|Systems Center Helps Poland Participate in NATO|
Systems Center Helps Poland Participate in NATO
By Chuck Paone, Electronic Systems Center Public Affairs.
Hanscom Air Force Base, Massachusetts -- (AFPN) March 18, 2002 -- For countries, such as Poland, that were part of the former Soviet Bloc, entering NATO has marked a new beginning of sorts; however, it has also created a need for new infrastructure.
When Poland entered NATO three years, the Polish defense ministry’s most pressing need was acquiring NATO-compatible air navigation systems. That is where Electronic Systems Center’s global air traffic operations mobility command and control system program office here stepped in.
ESC officials first set out to determine the exact needs, said Guy Larrimer, a contractor with the program office who serves as the acquisition project officer for foreign military sales to Poland. Then project officials had to budget and plan an approach.
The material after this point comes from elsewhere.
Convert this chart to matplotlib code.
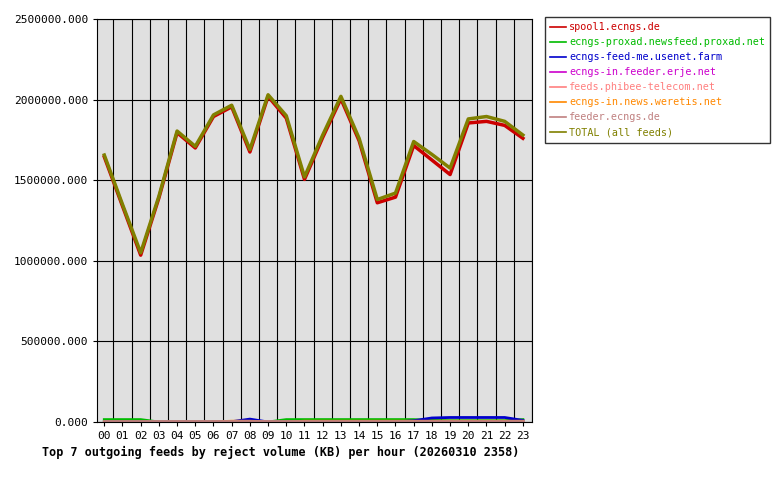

"ESC started working on this several years ago," Larrimer said. "An awful lot of work and coordination went into getting to this point."
Because of the successful installation of several pieces of navigation and landing equipment, Poland was able to participate in the NATO exercise Strong Resolve, which ended March 15.
"That’s a goal we were determined to meet," said Stanley Mitchell, a program manager for the program office’s foreign military sales integrated product team.
The program office acquired, delivered and managed the installation of two specific types of equipment, Larrimer said. Working with the selected contractors, the program office installed four instrumentation landing systems and two tactical air navigation systems at four Polish air force bases.
The landing systems allow pilots to determine proximity to the centerline, their position relative to the charted glide slope and their distance from the runway.
The tactical air navigation systems are ground units with send-and-receive capabilities that provide pilots with bearing and distance information. They are designed to get the pilot to the point where the instrumentation landing systems can take over.
"These units, which fit in one shelter, are truly tactical in the sense that they can be packed up and delivered on the back of a pickup truck," Larrimer said.
The Polish operators had to learn to operate the western-style systems after using Soviet systems for so long. To help speed the transition, the Air Force Security Assistance Training Center provided on-site training.
"Still, this is new equipment and these are newly trained people, so there have been a few problems," Larrimer said. "However, there are some young officers over there working their butts off to make the switchover. By the time they become field-grade officers, all of this will be fully ingrained. Poland will be a full partner in Europe."
Overall, Larrimer said, the Polish defense officials were very enthusiastic and cooperative, but cultural differences did pose some challenges. He credited the office of defense cooperation at the U.S. Embassy in Poland with smoothing potential wrinkles.
"There’s always a challenge involved with foreign military sales, but one can easily imagine that there’s a little extra challenge when working with the former Soviet Block countries," Mitchell said. "It requires more than just technical and program management proficiency, persistence and diplomacy are equally important."
The coordination requirements are also a challenge. Besides all of the normal acquisition elements -- cost estimators, buyers, engineers and program managers -- ESC’s intelligence office, the international operations program office and many others had significant roles to play. Program managers also had to maintain cooperative relationships with the Polish defense ministry, the U.S. State Department and the embassy each step of the way.
Besides navigation and landing equipment, the program office also provided radios for the air traffic control towers, and it is likely there will be many more purchases in the future, depending on funding availability and other factors, officials said.
"They’re very proud to be in NATO, and they’re doing everything possible to meet all their NATO obligations," Larrimer said. "We’re doing what we can to make their money go as far as possible."